▼

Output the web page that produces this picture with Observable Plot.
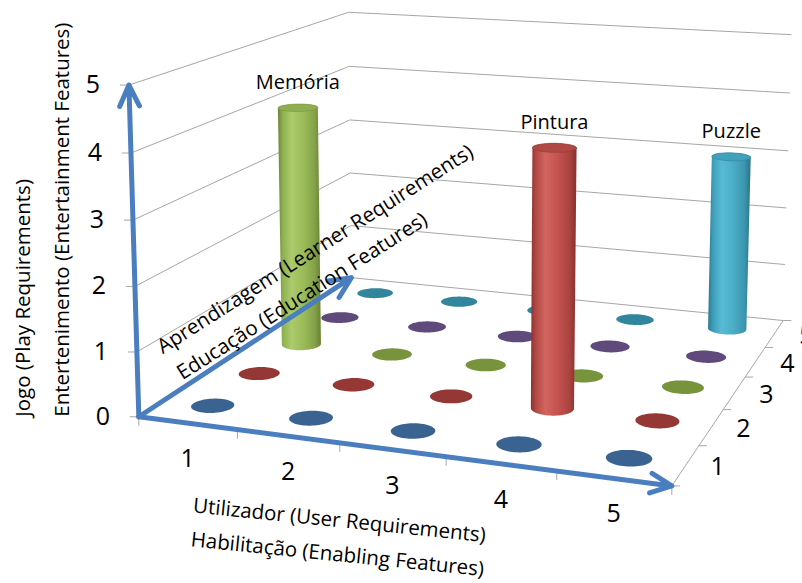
<!DOCTYPE html>
<html>
<head>
<meta charset="utf-8">
<script src="https://cdn.jsdelivr.net/npm/d3@7"></script>
<script src="https://cdn.jsdelivr.net/npm/@observablehq/plot@0.6"></script>
<style>
  html, body { margin: 0; padding: 0; background: #fff; }
  #chart { width: 802px; height: 583px; }
</style>
</head>
<body>
<div id="chart"></div>
<script>
// Axis categories
const utilizador = [1, 2, 3, 4, 5];     // Utilizador (User Requirements)
const aprendizagem = [1, 2, 3, 4, 5];   // Aprendizagem (Learner Requirements)
const jogoTicks = [0, 1, 2, 3, 4, 5];   // Jogo (Play Requirements)

// Games placed in the requirement space
const games = ["Memória", "Pintura", "Puzzle"];
const gameUtilizador = [1, 4, 5];
const gameAprendizagem = [3, 2, 5];
const gameJogo = [4, 4, 3];

// One colour per Aprendizagem level (series)
const seriesColor = ["#4f81bd", "#c0504d", "#9bbb59", "#8064a2", "#4bacc6"];
const discColor = ["#3b6392", "#953735", "#77933c", "#604a7b", "#31859c"];
const topColor = ["#4676b0", "#b04845", "#8fae50", "#745a95", "#41a0ba"];
const gradientStops = [
  ["#2f5584", "#4577b3", "#6a97cf", "#4f81bd", "#40699b", "#2d5080"],
  ["#8a3230", "#b64a47", "#d2655f", "#c4524f", "#a9433f", "#86302e"],
  ["#6a8535", "#91b251", "#abcb6c", "#9bbb59", "#84a248", "#688233"],
  ["#574578", "#7a5e9c", "#9880b8", "#8064a2", "#6c5589", "#524173"],
  ["#2d7890", "#3f9fba", "#58bbd6", "#4bacc6", "#3c96af", "#2b738a"]
];

const W = 802, H = 583;

// Perspective camera, fitted (DLT) to the screen positions of the box
// corners and tick marks: [X, Y, Z, px, py], box spans 0..5 on each axis.
const boxAnchors = [
  [0, 0, 0, 139, 414], [5, 0, 0, 669, 484], [0, 5, 0, 349, 277], [5, 5, 0, 785, 320],
  [0, 0, 5, 126, 84], [0, 5, 5, 349, 12], [5, 5, 5, 792, 34],
  [0, 0, 1, 138, 351], [0, 0, 2, 136, 286], [0, 0, 3, 133, 218], [0, 0, 4, 131, 151],
  [0, 5, 1, 350, 224], [0, 5, 2, 349, 173], [0, 5, 3, 349, 120], [0, 5, 4, 349, 66],
  [5, 5, 1, 782, 265], [5, 5, 2, 784, 208], [5, 5, 3, 787, 152], [5, 5, 4, 790, 93],
  [1, 0, 0, 238, 432], [2, 0, 0, 340, 446], [3, 0, 0, 443, 459], [4, 0, 0, 555, 473],
  [5, 1, 0, 698, 443], [5, 2, 0, 723, 408], [5, 3, 0, 747, 374], [5, 4, 0, 767, 345]
];

function fitCamera(anchors) {
  const n = 11, M = Array.from({length: n}, () => new Array(n + 1).fill(0));
  const add = (row, rhs) => {
    for (let i = 0; i < n; i++) {
      for (let j = 0; j < n; j++) M[i][j] += row[i] * row[j];
      M[i][n] += row[i] * rhs;
    }
  };
  for (const [X, Y, Z, px, py] of anchors) {
    const x = (X - 2.5) / 2.5, y = (Y - 2.5) / 2.5, z = (Z - 2.5) / 2.5;
    const u = (px - 400) / 400, v = (py - 300) / 400;
    add([x, y, z, 1, 0, 0, 0, 0, -u * x, -u * y, -u * z], u);
    add([0, 0, 0, 0, x, y, z, 1, -v * x, -v * y, -v * z], v);
  }
  for (let c = 0; c < n; c++) {
    let p = c;
    for (let r = c + 1; r < n; r++) if (Math.abs(M[r][c]) > Math.abs(M[p][c])) p = r;
    [M[c], M[p]] = [M[p], M[c]];
    for (let r = 0; r < n; r++) {
      if (r === c) continue;
      const f = M[r][c] / M[c][c];
      for (let k = c; k <= n; k++) M[r][k] -= f * M[c][k];
    }
  }
  return M.map((row, i) => row[n] / row[i]);
}

const cam = fitCamera(boxAnchors);
function project(X, Y, Z) {
  const x = (X - 2.5) / 2.5, y = (Y - 2.5) / 2.5, z = (Z - 2.5) / 2.5;
  const w = cam[8] * x + cam[9] * y + cam[10] * z + 1;
  const u = (cam[0] * x + cam[1] * y + cam[2] * z + cam[3]) / w;
  const v = (cam[4] * x + cam[5] * y + cam[6] * z + cam[7]) / w;
  return [u * 400 + 400, v * 400 + 300];
}
const px = (p) => p[0], py = (p) => p[1];

// Horizontal circle of radius r around (X, Y) at height Z
function ring(X, Y, Z, r, steps = 64) {
  const pts = d3.range(steps).map(k => {
    const t = (2 * Math.PI * k) / steps;
    return project(X + r * Math.cos(t), Y + r * Math.sin(t), Z);
  });
  pts.push(pts[0]);
  return pts;
}

// Grid cells, drawn from the back row to the front row
const cells = [];
aprendizagem.forEach((a, j) => utilizador.forEach(u => {
  const g = games.findIndex((_, k) => gameUtilizador[k] === u && gameAprendizagem[k] === a);
  cells.push({u, a, series: j, value: g < 0 ? 0 : gameJogo[g], name: g < 0 ? null : games[g]});
}));
cells.sort((p, q) => q.a - p.a || p.u - q.u);

const R = 0.2;
const shapeMarks = cells.flatMap(c => {
  const X = c.u - 0.5, Y = c.a - 0.5;
  if (c.value === 0) {
    return [Plot.line(ring(X, Y, 0, R), {x: px, y: py, fill: discColor[c.series], stroke: "none"})];
  }
  const bottom = ring(X, Y, 0, R), top = ring(X, Y, c.value, R);
  const body = d3.polygonHull(bottom.concat(top));
  body.push(body[0]);
  return [
    Plot.line(body, {x: px, y: py, fill: `url(#cyl-${c.series})`, stroke: "none"}),
    Plot.line(top, {x: px, y: py, fill: topColor[c.series], stroke: discColor[c.series], strokeWidth: 0.6})
  ];
});

const labelled = cells.filter(c => c.name);

// Gridlines on the left wall (X = 0) and back wall (Y = 5)
const leftWall = jogoTicks.filter(z => z > 0).map(z => ({a: project(0, 0, z), b: project(0, 5, z)}));
const backWall = jogoTicks.map(z => ({a: project(0, 5, z), b: project(5, 5, z)}));
const rightEdge = [{a: project(5, 0, 0), b: project(5, 5, 0)}];
const gridLink = (data) => Plot.link(data, {
  x1: d => d.a[0], y1: d => d.a[1], x2: d => d.b[0], y2: d => d.b[1],
  stroke: "#a6a6a6", strokeWidth: 1
});

// Tick marks along the edges
const xTickPos = d3.range(0, 6).map(i => project(i, 0, 0));
const zTickPos = jogoTicks.map(z => project(0, 0, z));
const yTickPos = d3.range(0, 6).map(j => project(5, j, 0));

const origin = project(0, 0, 0);
const axisArrows = [
  {a: origin, b: project(5, 0, 0)},
  {a: origin, b: project(0, 5, 0)},
  {a: origin, b: project(0, 0, 5)}
];

const font = "Open Sans";
const titleSize = 20.5;
const ink = "#000";

const chart = Plot.plot({
  width: W,
  height: H,
  margin: 0,
  x: {domain: [0, W], range: [0, W], axis: null},
  y: {domain: [0, H], range: [0, H], axis: null},
  style: {fontFamily: font, background: "#fff"},
  marks: [
    gridLink(leftWall),
    gridLink(backWall),
    gridLink(rightEdge),
    Plot.link(xTickPos, {x1: px, y1: py, x2: px, y2: d => d[1] + 9, stroke: "#a6a6a6"}),
    Plot.link(zTickPos, {x1: px, y1: py, x2: d => d[0] - 9, y2: py, stroke: "#a6a6a6"}),
    Plot.link(yTickPos, {x1: px, y1: py, x2: d => d[0] + 8, y2: py, stroke: "#a6a6a6"}),
    ...shapeMarks,
    Plot.arrow(axisArrows, {
      x1: d => d.a[0], y1: d => d.a[1], x2: d => d.b[0], y2: d => d.b[1],
      stroke: "#4a7ebf", strokeWidth: 5, headLength: 7, headAngle: 50,
      strokeLinecap: "round", strokeLinejoin: "round"
    }),
    // tick labels
    Plot.text(jogoTicks, {x: z => project(0, 0, z)[0], y: z => project(0, 0, z)[1], text: d => String(d),
      dx: -36, fontSize: 25, fill: ink}),
    Plot.text(utilizador, {x: u => project(u - 0.5, 0, 0)[0], y: u => project(u - 0.5, 0, 0)[1], text: d => String(d),
      dy: 36, fontSize: 25, fill: ink}),
    Plot.text(aprendizagem, {x: a => project(5, a - 0.5, 0)[0], y: a => project(5, a - 0.5, 0)[1], text: d => String(d),
      dx: 32, dy: 2, fontSize: 25, fill: ink}),
    // data labels
    Plot.text(labelled, {x: c => project(c.u - 0.5, c.a - 0.5, c.value)[0], y: c => project(c.u - 0.5, c.a - 0.5, c.value)[1],
      text: "name", dy: -25, fontSize: 20, fill: ink}),
    // axis titles
    Plot.text(["Jogo (Play Requirements)"], {x: origin[0], y: origin[1], dx: -115, text: d => d,
      rotate: -90, textAnchor: "start", fontSize: titleSize, fill: ink}),
    Plot.text(["Entertenimento (Entertainment Features)"], {x: origin[0], y: origin[1], dx: -76, text: d => d,
      rotate: -90, textAnchor: "start", fontSize: titleSize, fill: ink}),
    Plot.text(["Utilizador (User Requirements)"], {x: project(2.5, 0, 0)[0], y: project(2.5, 0, 0)[1], dx: -53, dy: 71,
      text: d => d, rotate: 5.8, fontSize: titleSize, fill: ink}),
    Plot.text(["Habilitação (Enabling Features)"], {x: project(2.5, 0, 0)[0], y: project(2.5, 0, 0)[1], dx: -55, dy: 105,
      text: d => d, rotate: 5.8, fontSize: titleSize, fill: ink}),
    Plot.text(["Aprendizagem (Learner Requirements)"], {x: project(0, 2.5, 0)[0], y: project(0, 2.5, 0)[1], dx: 58, dy: -90,
      text: d => d, rotate: -32.5, fontSize: titleSize, fill: ink}),
    Plot.text(["Educação (Education Features)"], {x: project(0, 2.5, 0)[0], y: project(0, 2.5, 0)[1], dx: 45, dy: -43,
      text: d => d, rotate: -32.5, fontSize: titleSize, fill: ink})
  ]
});

// Cylinder shading gradients
const defs = d3.select(chart).insert("defs", ":first-child");
gradientStops.forEach((stops, i) => {
  const g = defs.append("linearGradient").attr("id", `cyl-${i}`)
    .attr("x1", "0").attr("x2", "1").attr("y1", "0").attr("y2", "0");
  const offsets = [0, 0.12, 0.32, 0.6, 0.85, 1];
  stops.forEach((c, k) => g.append("stop").attr("offset", offsets[k]).attr("stop-color", c));
});

document.getElementById("chart").appendChild(chart);
</script>
</body>
</html>
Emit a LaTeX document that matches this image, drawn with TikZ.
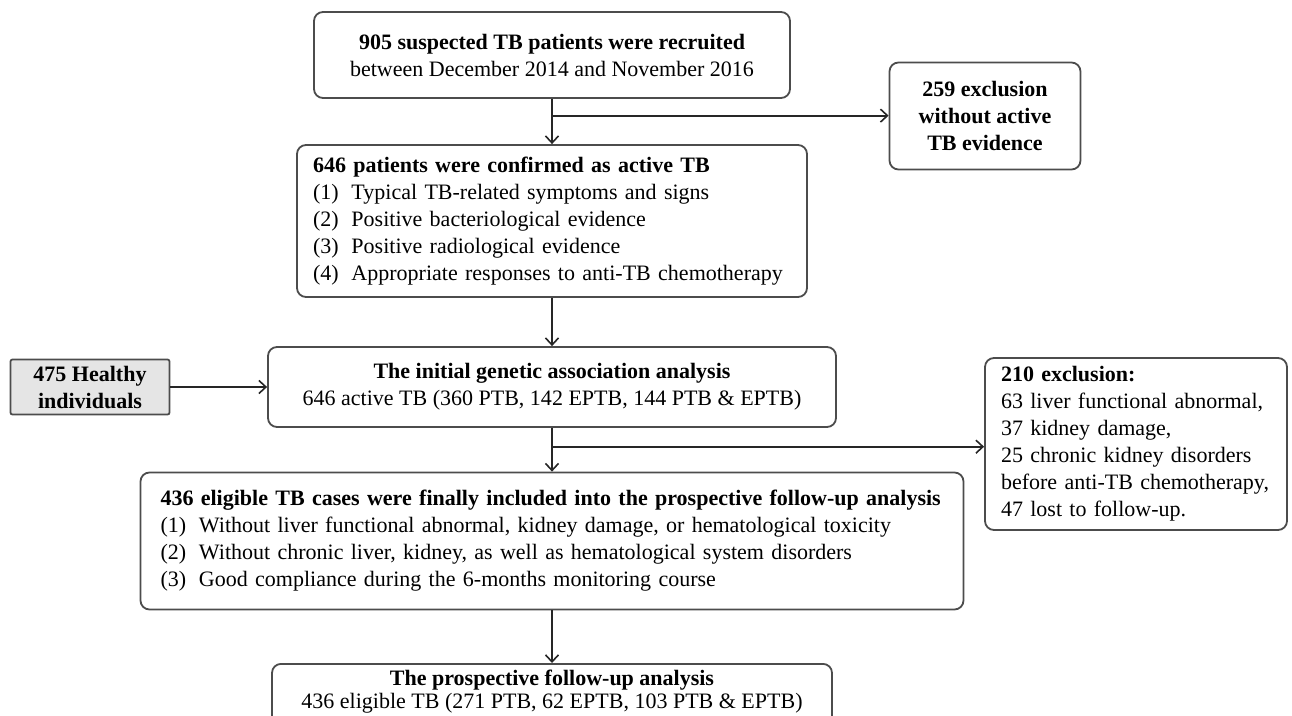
\documentclass[tikz,border=0pt]{standalone}
\usepackage{fontspec}
\setmainfont{Liberation Serif}
\usetikzlibrary{arrows.meta,calc}

\newcommand{\numitem}[1]{\makebox[1.75em][l]{#1}}

\begin{document}
\begin{tikzpicture}[x=1pt,y=-1pt,
    box/.style={draw=black!70, line width=1.8pt, rounded corners=9pt, inner sep=0pt, font=\fontsize{22}{27}\selectfont},
    arr/.style={-{Straight Barb[length=7pt,width=13pt,line width=1.6pt]}, line width=2pt, draw=black!85}]
  \useasboundingbox (0,0) rectangle (1292,715);
  \clip (0,0) rectangle (1292,715);
  % main column
  \node[box, minimum width=476pt, minimum height=86pt, align=center] (rec) at (552,55)
    {\textbf{905 suspected TB patients were recruited}\\between December 2014 and November 2016};
  \node[box, minimum width=191pt, minimum height=107pt, align=center] (excla) at (985,116)
    {\textbf{259 exclusion}\\\textbf{without active}\\\textbf{TB evidence}};
  \node[box, minimum height=152pt, text width=478pt, inner xsep=16pt, align=left] (conf) at (552,221)
    {\textbf{646 patients were confirmed as active TB}\\
     \numitem{(1)}Typical TB-related symptoms and signs\\
     \numitem{(2)}Positive bacteriological evidence\\
     \numitem{(3)}Positive radiological evidence\\
     \numitem{(4)}Appropriate responses to anti-TB chemotherapy};
  \node[box, minimum width=568pt, minimum height=80pt, align=center] (init) at (552,387)
    {\textbf{The initial genetic association analysis}\\646 active TB (360 PTB, 142 EPTB, 144 PTB \& EPTB)};
  \node[box, rounded corners=2pt, fill=black!10, minimum width=159pt, minimum height=55pt, align=center] (hlth) at (90,387)
    {\textbf{475 Healthy}\\\textbf{individuals}};
  \node[box, minimum height=172pt, text width=270pt, inner xsep=16pt, align=left] (exclb) at (1136,444)
    {\textbf{210 exclusion:}\\
     63 liver functional abnormal,\\
     37 kidney damage,\\
     25 chronic kidney disorders\\
     before anti-TB chemotherapy,\\
     47 lost to follow-up.};
  \node[box, minimum height=137pt, text width=783pt, inner xsep=20pt, align=left] (incl) at (552,541)
    {\textbf{436 eligible TB cases were finally included into the prospective follow-up analysis}\\
     \numitem{(1)}Without liver functional abnormal, kidney damage, or hematological toxicity\\
     \numitem{(2)}Without chronic liver, kidney, as well as hematological system disorders\\
     \numitem{(3)}Good compliance during the 6-months monitoring course};
  % last box runs past the lower edge
  \node[box, anchor=north, minimum width=560pt, inner ysep=6pt, align=center,
        font=\fontsize{22}{23}\selectfont] (fu) at (552,663)
    {\textbf{The prospective follow-up analysis}\\436 eligible TB (271 PTB, 62 EPTB, 103 PTB \& EPTB)\rule[-14pt]{0pt}{14pt}};
  % connectors
  \coordinate (bra) at ($(rec.south)!0.37!(conf.north)$);
  \coordinate (brb) at ($(init.south)!0.43!(incl.north)$);
  \draw[arr] (rec.south) -- (conf.north);
  \draw[arr] (bra) -- (bra -| excla.west);
  \draw[arr] (conf.south) -- (init.north);
  \draw[arr] (hlth.east) -- (hlth.east -| init.west);
  \draw[arr] (init.south) -- (incl.north);
  \draw[arr] (brb) -- (brb -| exclb.west);
  \draw[arr] (incl.south) -- (fu.north);
\end{tikzpicture}
\end{document}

▲

Aim: Copy out each line of the records where the string "that" appears.

Result:
Output the web page that produces this picture with Observable Plot.
Emit a LaTeX document that matches this image, drawn with TikZ.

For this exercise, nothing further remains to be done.